Exercise 2.2.6 (Conditions for $H \subseteq N_G(H)$, $H \subseteq C_G(H)$.)

Proof. Let $H$ be a subgroup of the group $G$.

(a)

Let $g$ be any element of $H$. Since $H$ is a subgroup of $G$, for all $h\in H$, $\mathit{gh}{g}^{-1}\in H$, so $$\mathit{gH}{g}^{-1}\subset H.$$

Since $g^{-1}\in H$, we have similarly $g^{-1}\mathit{Hg}\subset H$. Therefore $H\subset \mathit{gH}{g}^{-1}$, so

$$\mathit{gH}{g}^{-1}=H.$$

This shows that $g\in N_G(H)$, for every $g\in H$, thus

$$H\le N_G(H).$$

This is not necessarily true if $H$ is not a subgroup.
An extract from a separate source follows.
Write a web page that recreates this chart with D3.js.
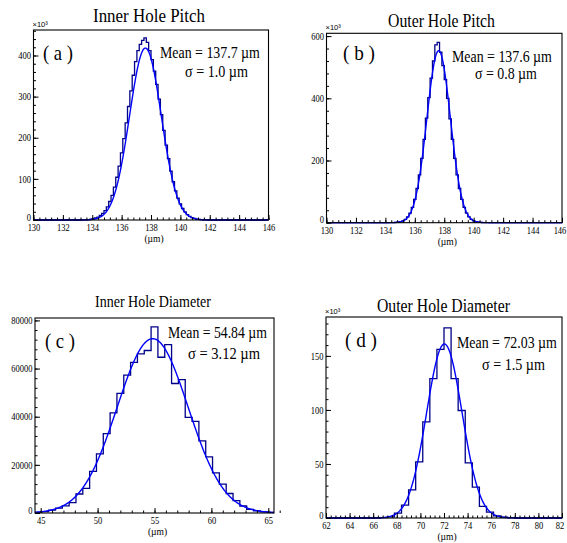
<!DOCTYPE html>
<html><head><meta charset="utf-8">
<script src="https://cdn.jsdelivr.net/npm/d3@7"></script>
<style>body{margin:0;background:#fff}svg{display:block}</style>
</head><body>
<svg id="chart" width="567" height="543"></svg>
<script>
// ---------- DATA ----------
const panelTitles = ["Inner Hole Pitch", "Outer Hole Pitch", "Inner Hole Diameter", "Outer Hole Diameter"];
const panelTags = ["( a )", "( b )", "( c )", "( d )"];
const meanLabels = ["137.7", "137.6", "54.84", "72.03"];
const sigmaLabels = ["1.0", "0.8", "3.12", "1.5"];

// x ranges
const xDomains = [[130, 146], [130, 146], [44.5, 65.5], [62, 82]];
const yDomains = [[0, 462], [0, 609], [0, 81000], [0, 186]];
const xMajorTicks = [
  [130,132,134,136,138,140,142,144,146],
  [130,132,134,136,138,140,142,144,146],
  [45,50,55,60,65],
  [62,64,66,68,70,72,74,76,78,80,82]];
const xMinorStep = [0.4, 0.4, 1, 0.4];
const yMajorTicks = [
  [0,100,200,300,400],
  [0,200,400,600],
  [0,20000,40000,60000,80000],
  [0,50,100,150]];
const yMinorStep = [20, 40, 4000, 10];
const yExponentLabel = [true, true, false, true];

// histogram bins (counts, x10^3 for a, b, d)
const binStarts = [133.2, 134.32, 44.5, 66.6];
const binWidths = [0.16, 0.16, 0.6, 0.6];
const innerPitchCounts = [0.2,0.4,0.6,1,2,3,5,7,11,16,23,32,45,60,80,104,131,163,198,236,276,314,352,385,412,427,437,443,432,412,390,362,330,294,256,218,182,149,119,93,71,53,39,28,20,13,9,6,4,2,1.5,1,0.5,0.3];
const outerPitchCounts = [0.2,0.4,0.8,1.7,3.3,6,11,19,31,49,75,110,154,207,268,336,402,465,520,572,580,548,505,460,400,334,268,207,154,110,75,49,31,19,11,6,3.3,1.7,0.8,0.4,0.2];
const innerDiamCounts = [300,600,1200,2000,3000,4300,7900,10200,17300,24600,33000,41600,49700,57300,62600,66100,67500,77300,64700,69900,53800,55400,39700,38100,30000,23300,16700,12000,8100,5100,2900,1500,900,500,250];
const outerDiamCounts = [0.3,1,4.6,12,26,52,89,129,156,176,129,99.5,51,28.6,10.8,5.5,2,0.7,0.3];
const allCounts = [innerPitchCounts, outerPitchCounts, innerDiamCounts, outerDiamCounts];

// gaussian fit parameters (as drawn)
const fitMeans = [137.62, 137.62, 54.84, 72.03];
const fitSigmas = [1.08, 0.8, 3.12, 1.5];
const fitPeaks = [418, 553, 72400, 161];

// ---------- LAYOUT ----------
const W = 567;
const frames = [
  {x0: 33.5, x1: 268.5, y0: 30, y1: 220},
  {x0: 326.5, x1: 562, y0: 33.3, y1: 222.7},
  {x0: 35, x1: 274, y0: 318, y1: 513},
  {x0: 326, x1: 562, y0: 317, y1: 518}
];
const titleLayout = [
  {x: 93, y: 22, w: 112, s: 19},
  {x: 388, y: 26.5, w: 107, s: 18.5},
  {x: 95, y: 307, w: 116, s: 16},
  {x: 377, y: 311.5, w: 133, s: 19}
];
const tagLayout = [
  {x: 43, y: 60, w: 30}, {x: 343, y: 60, w: 32}, {x: 45, y: 348, w: 30}, {x: 345, y: 346.5, w: 32}
];
const meanLayout = [
  {x: 160, y: 58, w: 100, sx: 185, sy: 77, sw: 63},
  {x: 452, y: 61.5, w: 100, sx: 475, sy: 79, sw: 62},
  {x: 168, y: 338, w: 99, sx: 188, sy: 359, sw: 72},
  {x: 457, y: 348, w: 100, sx: 482, sy: 370, sw: 63}
];

const svg = d3.select("#chart");
const SERIF = "'Liberation Serif','Times New Roman',serif";
const SANS = "'Liberation Sans',Arial,sans-serif";

// text condensed horizontally to a target width
function addText(x, y, str, size, len) {
  const t = svg.append("text").attr("x", 0).attr("y", 0)
    .attr("font-size", size).attr("font-family", SERIF).attr("fill", "#000").text(str);
  const nat = t.node().getComputedTextLength();
  const sx = len ? len / nat : 1;
  t.attr("transform", `translate(${x},${y}) scale(${sx},1)`);
  return t;
}

function range(a, b, step) {
  const out = [];
  const n = Math.round((b - a) / step);
  for (let i = 0; i <= n; i++) out.push(+(a + i * step).toFixed(6));
  return out;
}

frames.forEach((f, i) => {
  const x = d3.scaleLinear().domain(xDomains[i]).range([f.x0, f.x1]);
  const y = d3.scaleLinear().domain(yDomains[i]).range([f.y1, f.y0]);
  const g = svg.append("g");

  const clipId = "clip" + i;
  svg.append("clipPath").attr("id", clipId).append("rect")
    .attr("x", f.x0).attr("y", f.y0 - 1).attr("width", f.x1 - f.x0).attr("height", f.y1 - f.y0 + 2);

  // histogram
  const counts = allCounts[i];
  const pts = [[xDomains[i][0], 0], [binStarts[i], 0]];
  counts.forEach((c, k) => {
    const l = binStarts[i] + k * binWidths[i];
    pts.push([l, c], [l + binWidths[i], c]);
  });
  const end = binStarts[i] + counts.length * binWidths[i];
  pts.push([end, 0], [xDomains[i][1], 0]);
  const line = d3.line().x(d => x(d[0])).y(d => y(d[1]));
  g.append("path").attr("d", line(pts)).attr("fill", "none")
    .attr("stroke", "#000088").attr("stroke-width", 1.3).attr("clip-path", `url(#${clipId})`);

  // fit curve
  const cpts = [];
  const [a, b] = xDomains[i];
  for (let k = 0; k <= 600; k++) {
    const xv = a + (b - a) * k / 600;
    const yv = fitPeaks[i] * Math.exp(-Math.pow(xv - fitMeans[i], 2) / (2 * fitSigmas[i] * fitSigmas[i]));
    cpts.push([xv, yv]);
  }
  g.append("path").attr("d", line(cpts)).attr("fill", "none")
    .attr("stroke", "#0000ff").attr("stroke-width", 1.4).attr("clip-path", `url(#${clipId})`);

  // axes
  const styleAxis = sel => {
    sel.select(".domain").remove();
    sel.selectAll("line").attr("stroke", "#000").attr("stroke-width", 1);
    sel.selectAll("text").attr("font-family", SERIF).attr("font-size", 10).attr("fill", "#000");
  };
  const minorStartX = Math.ceil(xDomains[i][0] / xMinorStep[i] - 1e-9) * xMinorStep[i];
  const gxMinor = g.append("g").attr("transform", `translate(0,${f.y1})`)
    .call(d3.axisBottom(x).tickValues(range(minorStartX, xDomains[i][1], xMinorStep[i])).tickSize(-2.5).tickFormat(""));
  styleAxis(gxMinor);
  const gx = g.append("g").attr("transform", `translate(0,${f.y1})`)
    .call(d3.axisBottom(x).tickValues(xMajorTicks[i]).tickSize(-5).tickPadding(4).tickFormat(d3.format("d")));
  styleAxis(gx);
  gx.selectAll(".tick").each(function(d) {
    const px = x(d);
    const shift = Math.min(0, (W - 1) - (px + 6.5));
    d3.select(this).select("text").attr("transform", `translate(${shift},0) scale(0.85,1)`);
  });

  const gyMinor = g.append("g").attr("transform", `translate(${f.x0},0)`)
    .call(d3.axisLeft(y).tickValues(range(0, yDomains[i][1], yMinorStep[i]).filter(v => v <= yDomains[i][1])).tickSize(-2.5).tickFormat(""));
  styleAxis(gyMinor);
  const gy = g.append("g").attr("transform", `translate(${f.x0},0)`)
    .call(d3.axisLeft(y).tickValues(yMajorTicks[i]).tickSize(-5).tickPadding(3).tickFormat(d3.format("d")));
  styleAxis(gy);
  gy.selectAll(".tick").each(function(d) {
    d3.select(this).select("text").attr("transform", `translate(0,${d === 0 ? -3 : 0}) scale(0.85,1)`);
  });

  // frame
  svg.append("rect").attr("x", f.x0).attr("y", f.y0).attr("width", f.x1 - f.x0).attr("height", f.y1 - f.y0)
    .attr("fill", "none").attr("stroke", "#000").attr("stroke-width", 1.1);

  // exponent label
  if (yExponentLabel[i]) {
    svg.append("text").attr("x", f.x0 - 1).attr("y", f.y0 - 3)
      .attr("font-family", SANS).attr("font-size", 7.5).attr("fill", "#000")
      .text("\u00d710\u00b3");
  }

  // axis title
  svg.append("text").attr("x", (f.x0 + f.x1) / 2 + 3).attr("y", f.y1 + 22)
    .attr("text-anchor", "middle").attr("font-family", SERIF).attr("font-size", 9.5)
    .text("(\u00b5m)");

  // title
  const tl = titleLayout[i];
  addText(tl.x, tl.y, panelTitles[i], tl.s, tl.w);
  // tag
  const tg = tagLayout[i];
  addText(tg.x, tg.y, panelTags[i], 21, tg.w);
  // mean / sigma
  const ml = meanLayout[i];
  addText(ml.x, ml.y, "Mean = " + meanLabels[i] + " \u00b5m", 17, ml.w);
  addText(ml.sx, ml.sy, "\u03c3 = " + sigmaLabels[i] + " \u00b5m", 17, ml.sw);
});
</script>
</body></html>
As a counterexample, consider the group $G=S_3$ and $H=\{(12),(13)\}$. Since

$$(13)(12){(13)}^{-1}=(32)\notin H,$$

this shows that $(13)\notin N_G(H)$, so

$$H⊈N_G(H).$$

(b)

Suppose that $H$ is an abelian subgroup of $G$. Let $h$ be any element of $H$. Then for any $k\in H$, $\mathit{hk}=\mathit{kh}$, so $h\in C_G(H)$. This shows that $$H\le C_G(H)\text{(if }H\text{ is abelian)}.$$

Conversely, suppose that $H\le C_G(H)$. If $h,k$ are elements of $H$, then $k\in H\subseteq C_G(H)$, so $k\in C_G(H)$, where $h\in H$, thus $\mathit{hk}=\mathit{kh}$. This shows that $H$ is abelian.

$H\le C_G(H)$ if and only if $H$ is abelian.